REQUEST: Reproduce the listing exactly, with no pictures in your copy.

SOURCE EXCERPT:
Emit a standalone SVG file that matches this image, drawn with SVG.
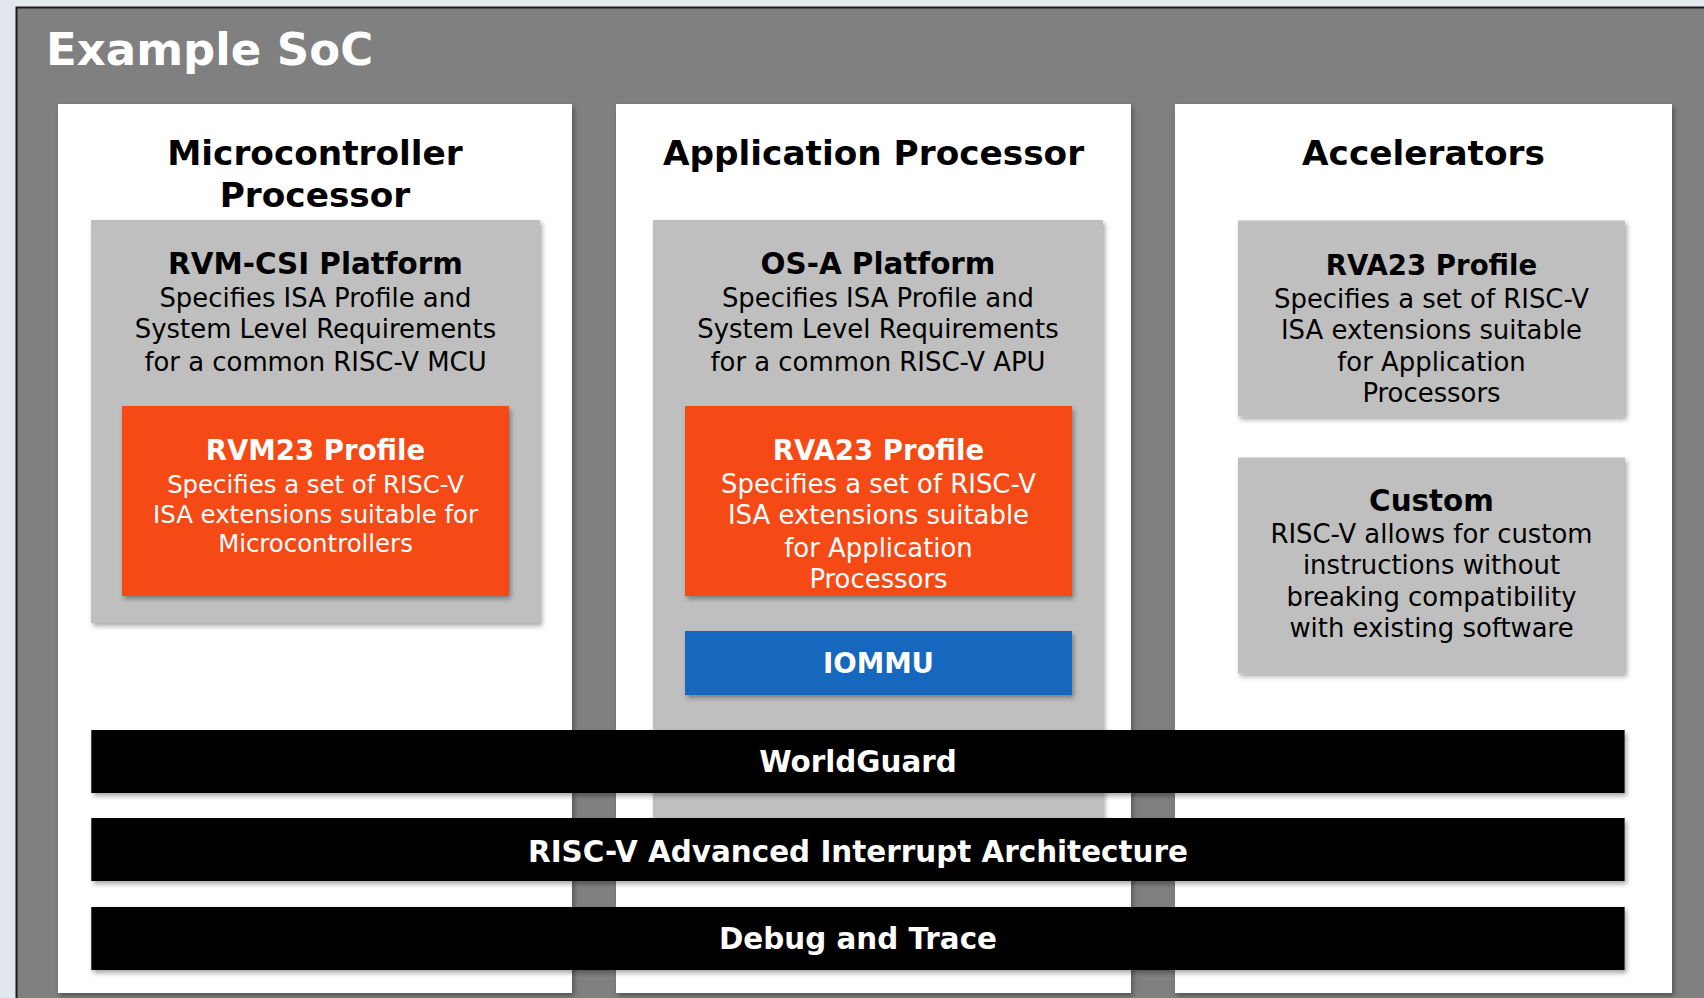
<svg xmlns="http://www.w3.org/2000/svg" width="1704" height="998" viewBox="0 0 1704 998">
  <defs>
    <filter id="shadow" x="-5%" y="-5%" width="112%" height="115%">
      <feDropShadow dx="2" dy="3" stdDeviation="2.5" flood-color="#000" flood-opacity="0.35"/>
    </filter>
    <style>
      .panel { fill: #ffffff; filter: url(#shadow); }
      .platform { fill: #bfbfbf; filter: url(#shadow); }
      .profile { fill: #f54a15; filter: url(#shadow); }
      .iommu { fill: #1868bf; filter: url(#shadow); }
      .bar { fill: #000000; filter: url(#shadow); }
      text { font-family: "DejaVu Sans", "Liberation Sans", sans-serif; text-anchor: middle; }
      .title { font-weight: 700; font-size: 45px; fill: #ffffff; text-anchor: start; }
      .head { font-weight: 700; font-size: 34.3px; fill: #000000; }
      .box-title { font-weight: 700; font-size: 29.4px; fill: #000000; }
      .prof-title { font-weight: 700; font-size: 27.6px; }
      .body { font-size: 25.9px; fill: #000000; }
      .body-sm { font-size: 24.4px; }
      .white { fill: #ffffff; }
      .bar-text { font-weight: 700; font-size: 29.4px; fill: #ffffff; }
    </style>
  </defs>

  <!-- page background and SoC frame -->
  <rect x="0" y="0" width="1704" height="998" fill="#e3e8ee"/>
  <rect x="16.5" y="7.5" width="1700" height="1000" fill="#808080" stroke="#1a1a1a" stroke-width="2"/>
  <text class="title" x="46" y="65">Example SoC</text>

  <!-- Microcontroller column -->
  <g id="mcu-processor">
    <rect class="panel" x="58" y="104" width="514" height="889"/>
    <text class="head" x="315" y="165">Microcontroller</text>
    <text class="head" x="315" y="206.7">Processor</text>
  </g>
  <g id="rvm-csi-platform">
    <rect class="platform" x="91" y="220" width="449" height="403"/>
    <text class="box-title" x="315.5" y="274.3">RVM-CSI Platform</text>
    <text class="body" x="315.5" y="306.7">Specifies ISA Profile and</text>
    <text class="body" x="315.5" y="338.3">System Level Requirements</text>
    <text class="body" x="315.5" y="371">for a common RISC-V MCU</text>
  </g>
  <g id="rvm23-profile">
    <rect class="profile" x="122" y="406" width="387" height="190"/>
    <text class="prof-title white" x="315.5" y="460">RVM23 Profile</text>
    <text class="body-sm white" x="315.5" y="493.3">Specifies a set of RISC-V</text>
    <text class="body-sm white" x="315.5" y="523.3">ISA extensions suitable for</text>
    <text class="body-sm white" x="315.5" y="552">Microcontrollers</text>
  </g>

  <!-- Application processor column -->
  <g id="application-processor">
    <rect class="panel" x="616" y="104" width="515" height="889"/>
    <text class="head" x="873.5" y="165">Application Processor</text>
  </g>
  <g id="os-a-platform">
    <rect class="platform" x="653" y="220" width="450" height="630"/>
    <text class="box-title" x="878" y="274.3">OS-A Platform</text>
    <text class="body" x="878" y="306.7">Specifies ISA Profile and</text>
    <text class="body" x="878" y="338.3">System Level Requirements</text>
    <text class="body" x="878" y="371">for a common RISC-V APU</text>
  </g>
  <g id="rva23-profile">
    <rect class="profile" x="685" y="406" width="387" height="190"/>
    <text class="prof-title white" x="878.5" y="460">RVA23 Profile</text>
    <text class="body white" x="878.5" y="492.7">Specifies a set of RISC-V</text>
    <text class="body white" x="878.5" y="524.3">ISA extensions suitable</text>
    <text class="body white" x="878.5" y="556.7">for Application</text>
    <text class="body white" x="878.5" y="588.3">Processors</text>
  </g>
  <g id="iommu">
    <rect class="iommu" x="685" y="631" width="387" height="64"/>
    <text class="prof-title white" x="878.5" y="672.7">IOMMU</text>
  </g>

  <!-- Accelerators column -->
  <g id="accelerators">
    <rect class="panel" x="1175" y="104" width="497" height="889"/>
    <text class="head" x="1423.5" y="165">Accelerators</text>
  </g>
  <g id="accel-rva23-profile">
    <rect class="platform" x="1238" y="220.5" width="387" height="196"/>
    <text class="prof-title" x="1431.5" y="275">RVA23 Profile</text>
    <text class="body" x="1431.5" y="307.6">Specifies a set of RISC-V</text>
    <text class="body" x="1431.5" y="339">ISA extensions suitable</text>
    <text class="body" x="1431.5" y="371.4">for Application</text>
    <text class="body" x="1431.5" y="402">Processors</text>
  </g>
  <g id="custom">
    <rect class="platform" x="1238" y="457.5" width="387" height="216"/>
    <text class="box-title" x="1431.5" y="510.7">Custom</text>
    <text class="body" x="1431.5" y="543">RISC-V allows for custom</text>
    <text class="body" x="1431.5" y="573.6">instructions without</text>
    <text class="body" x="1431.5" y="606">breaking compatibility</text>
    <text class="body" x="1431.5" y="637.4">with existing software</text>
  </g>

  <!-- shared system-level blocks spanning all columns -->
  <g id="worldguard">
    <rect class="bar" x="91.3" y="730" width="1533.3" height="63"/>
    <text class="bar-text" x="858" y="771.7">WorldGuard</text>
  </g>
  <g id="aia">
    <rect class="bar" x="91.3" y="818" width="1533.3" height="63"/>
    <text class="bar-text" x="858" y="861.7">RISC-V Advanced Interrupt Architecture</text>
  </g>
  <g id="debug-trace">
    <rect class="bar" x="91.3" y="907" width="1533.3" height="63"/>
    <text class="bar-text" x="858" y="949">Debug and Trace</text>
  </g>

  <g id="connectors"/>
</svg>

TASK RESPONSE:
Emit a standalone SVG file that matches this image, drawn with SVG.
<svg xmlns="http://www.w3.org/2000/svg" width="1704" height="998" viewBox="0 0 1704 998">
  <defs>
    <filter id="shadow" x="-5%" y="-5%" width="112%" height="115%">
      <feDropShadow dx="2" dy="3" stdDeviation="2.5" flood-color="#000" flood-opacity="0.35"/>
    </filter>
    <style>
      .panel { fill: #ffffff; filter: url(#shadow); }
      .platform { fill: #bfbfbf; filter: url(#shadow); }
      .profile { fill: #f54a15; filter: url(#shadow); }
      .iommu { fill: #1868bf; filter: url(#shadow); }
      .bar { fill: #000000; filter: url(#shadow); }
      text { font-family: "DejaVu Sans", "Liberation Sans", sans-serif; text-anchor: middle; }
      .title { font-weight: 700; font-size: 45px; fill: #ffffff; text-anchor: start; }
      .head { font-weight: 700; font-size: 34.3px; fill: #000000; }
      .box-title { font-weight: 700; font-size: 29.4px; fill: #000000; }
      .prof-title { font-weight: 700; font-size: 27.6px; }
      .body { font-size: 25.9px; fill: #000000; }
      .body-sm { font-size: 24.4px; }
      .white { fill: #ffffff; }
      .bar-text { font-weight: 700; font-size: 29.4px; fill: #ffffff; }
    </style>
  </defs>

  <!-- page background and SoC frame -->
  <rect x="0" y="0" width="1704" height="998" fill="#e3e8ee"/>
  <rect x="16.5" y="7.5" width="1700" height="1000" fill="#808080" stroke="#1a1a1a" stroke-width="2"/>
  <text class="title" x="46" y="65">Example SoC</text>

  <!-- Microcontroller column -->
  <g id="mcu-processor">
    <rect class="panel" x="58" y="104" width="514" height="889"/>
    <text class="head" x="315" y="165">Microcontroller</text>
    <text class="head" x="315" y="206.7">Processor</text>
  </g>
  <g id="rvm-csi-platform">
    <rect class="platform" x="91" y="220" width="449" height="403"/>
    <text class="box-title" x="315.5" y="274.3">RVM-CSI Platform</text>
    <text class="body" x="315.5" y="306.7">Specifies ISA Profile and</text>
    <text class="body" x="315.5" y="338.3">System Level Requirements</text>
    <text class="body" x="315.5" y="371">for a common RISC-V MCU</text>
  </g>
  <g id="rvm23-profile">
    <rect class="profile" x="122" y="406" width="387" height="190"/>
    <text class="prof-title white" x="315.5" y="460">RVM23 Profile</text>
    <text class="body-sm white" x="315.5" y="493.3">Specifies a set of RISC-V</text>
    <text class="body-sm white" x="315.5" y="523.3">ISA extensions suitable for</text>
    <text class="body-sm white" x="315.5" y="552">Microcontrollers</text>
  </g>

  <!-- Application processor column -->
  <g id="application-processor">
    <rect class="panel" x="616" y="104" width="515" height="889"/>
    <text class="head" x="873.5" y="165">Application Processor</text>
  </g>
  <g id="os-a-platform">
    <rect class="platform" x="653" y="220" width="450" height="630"/>
    <text class="box-title" x="878" y="274.3">OS-A Platform</text>
    <text class="body" x="878" y="306.7">Specifies ISA Profile and</text>
    <text class="body" x="878" y="338.3">System Level Requirements</text>
    <text class="body" x="878" y="371">for a common RISC-V APU</text>
  </g>
  <g id="rva23-profile">
    <rect class="profile" x="685" y="406" width="387" height="190"/>
    <text class="prof-title white" x="878.5" y="460">RVA23 Profile</text>
    <text class="body white" x="878.5" y="492.7">Specifies a set of RISC-V</text>
    <text class="body white" x="878.5" y="524.3">ISA extensions suitable</text>
    <text class="body white" x="878.5" y="556.7">for Application</text>
    <text class="body white" x="878.5" y="588.3">Processors</text>
  </g>
  <g id="iommu">
    <rect class="iommu" x="685" y="631" width="387" height="64"/>
    <text class="prof-title white" x="878.5" y="672.7">IOMMU</text>
  </g>

  <!-- Accelerators column -->
  <g id="accelerators">
    <rect class="panel" x="1175" y="104" width="497" height="889"/>
    <text class="head" x="1423.5" y="165">Accelerators</text>
  </g>
  <g id="accel-rva23-profile">
    <rect class="platform" x="1238" y="220.5" width="387" height="196"/>
    <text class="prof-title" x="1431.5" y="275">RVA23 Profile</text>
    <text class="body" x="1431.5" y="307.6">Specifies a set of RISC-V</text>
    <text class="body" x="1431.5" y="339">ISA extensions suitable</text>
    <text class="body" x="1431.5" y="371.4">for Application</text>
    <text class="body" x="1431.5" y="402">Processors</text>
  </g>
  <g id="custom">
    <rect class="platform" x="1238" y="457.5" width="387" height="216"/>
    <text class="box-title" x="1431.5" y="510.7">Custom</text>
    <text class="body" x="1431.5" y="543">RISC-V allows for custom</text>
    <text class="body" x="1431.5" y="573.6">instructions without</text>
    <text class="body" x="1431.5" y="606">breaking compatibility</text>
    <text class="body" x="1431.5" y="637.4">with existing software</text>
  </g>

  <!-- shared system-level blocks spanning all columns -->
  <g id="worldguard">
    <rect class="bar" x="91.3" y="730" width="1533.3" height="63"/>
    <text class="bar-text" x="858" y="771.7">WorldGuard</text>
  </g>
  <g id="aia">
    <rect class="bar" x="91.3" y="818" width="1533.3" height="63"/>
    <text class="bar-text" x="858" y="861.7">RISC-V Advanced Interrupt Architecture</text>
  </g>
  <g id="debug-trace">
    <rect class="bar" x="91.3" y="907" width="1533.3" height="63"/>
    <text class="bar-text" x="858" y="949">Debug and Trace</text>
  </g>

  <g id="connectors"/>
</svg>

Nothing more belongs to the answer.